Attention : chef-d’œuvre romantique.
True Romance est un film de Tony Scott, inusable tâcheron d’Hollywood, faiseur d’images capable du meilleur visuellement, parfois du pire sur le fond. Ici sur un scenario du jeune Quentin Tarantino, le réalisateur signe un film vif, une romance coup de poing qui s’étrenne dans la violence et l’insécurité pour courir vers le rêve, où seul l’amour offre une porte de survie. Derrière les flingues, la drogue et le sang, True Romance célèbre l’amour innocent.
Alabama est engagée pour draguer Clarence. Clarence lui plait, et Clarence tombe amoureux. Pour Alabama, il n’hésite pas une seconde à se mettre en danger. Après Detroit, l’heureux jeune couple part pour Los Angeles, avec une valise de cocaïne, poser les bases de leur avenir, rêver d’une nouvelle vie d’amour et d’eau fraiche. « You’re so cool », l’amour simple.
Patricia Arquette et Christian Slater, l’inoubliable couple, sont accompagnés d’un incroyable casting : mémorable confrontation toute en tension de Dennis Hopper et de Christopher Walken, premier gros rôle de James Gandolfini, Gary Oldman en dreadlocks et phrasé tout droit sorti de Harlem, Samuel L. Jackson éjecté un peu vite, Chris Penn, Brad Pitt en fumée, et Michael Rapaport. J’en oublie, mais tous les rôles sont tenus par un visage connu.
True Romance, c’est une galerie de demo-tapes, un pur bonheur cinéphile pour qui apprécie le jeu.
Le rythme est parfait.
True Romance se bouffe d’un coup, comme un long clip : pas une longueur, pas une scène de trop. L’aventure de Clarence et Alabama est un tourbillon de fuite, de suspense, d’angoisse et de violence. Tout et tous s’acharnent contre eux, leurs proches souffrent de leur passage, le sang coule. Mais leur amour est là, fort, tangible, merveilleux. Un cadeau dans leurs vies paumées. La seule pureté de l’univers raconté. La seule chose qui compte, l’unique énergie nécessaire à l’accomplissement de soi.
Le scenario du jeune Quentin Tarantino, censé lui ouvrir les portes d’Hollywood, s’achevait sur un drame pour raconter que même l’amour le plus pur, s’il est la seule source de bonheur, ne sauve personne pour autant. Le film de Tony Scott prolonge l’histoire en prenant le contrepied du scenario original, et nous offre un espoir de bonheur pour les cœurs, sinon innocents, du moins aimants. Il y a vingt ans, j’étais choqué, dérangé, de cette manipulation des studios et de ce happy end.
Il y a, aujourd’hui, quelque chose qui me plait dans cette survie malgré la blessure.
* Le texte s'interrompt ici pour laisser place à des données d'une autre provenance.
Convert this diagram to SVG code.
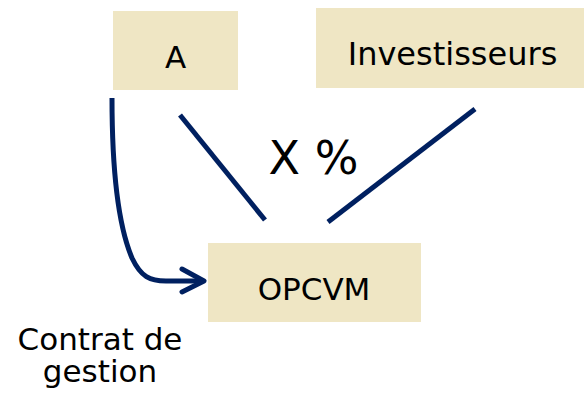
<svg xmlns="http://www.w3.org/2000/svg" width="584" height="393" viewBox="0 0 584 393">
<style>
.box{fill:#EFE6C4}
.t{font-family:"DejaVu Sans",Verdana,sans-serif;fill:#000;text-anchor:middle}
.c{fill:none;stroke:#002060;stroke-width:5}
</style>
<rect width="584" height="393" fill="#fff"/>
<g id="A"><rect class="box" x="113" y="11" width="125" height="79"/><text class="t" x="175.5" y="68" font-size="31">A</text></g>
<g id="Investisseurs"><rect class="box" x="316" y="8" width="268" height="80"/><text class="t" x="452.5" y="65" font-size="32">Investisseurs</text></g>
<g id="OPCVM"><rect class="box" x="208" y="243" width="213" height="79"/><text class="t" x="314" y="300" font-size="31">OPCVM</text></g>
<g id="labels">
<text class="t" x="313.5" y="174" font-size="46">X %</text>
<text class="t" x="100" y="350" font-size="31">Contrat de</text>
<text class="t" x="100" y="382" font-size="31">gestion</text>
</g>
<g id="connectors">
<line class="c" x1="180" y1="115" x2="265" y2="220"/>
<line class="c" x1="328" y1="222" x2="475" y2="109"/>
<path class="c" d="M112,98 C112,170 118,225 132,258 C141,277 150,281 166,281 L203,281"/>
<polyline class="c" points="182,269 204,281 182,292" stroke-linecap="round" stroke-linejoin="round"/>
</g>
</svg>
True Romance reste un film culte. Une véritable romance, dans la douleur et le sang, où seul l’amour porte ces personnages entiers. Une histoire vraie dans la magie qu’elle porte : deux êtres qui se trouvent par hasard, c’est la vie, et ne peuvent plus se quitter. L’amour est le seul lien qui vaille les sacrifices. C’est peut-être bien l’humeur actuelle : je me laisse embarquer avec autant de plaisir aux côtés de Clarence et d’Alabama qu’il y a vingt ans.
Indémodable.
Tant qu’il y aura des hommes pour se faire rempart de la vie pour l’être aimé.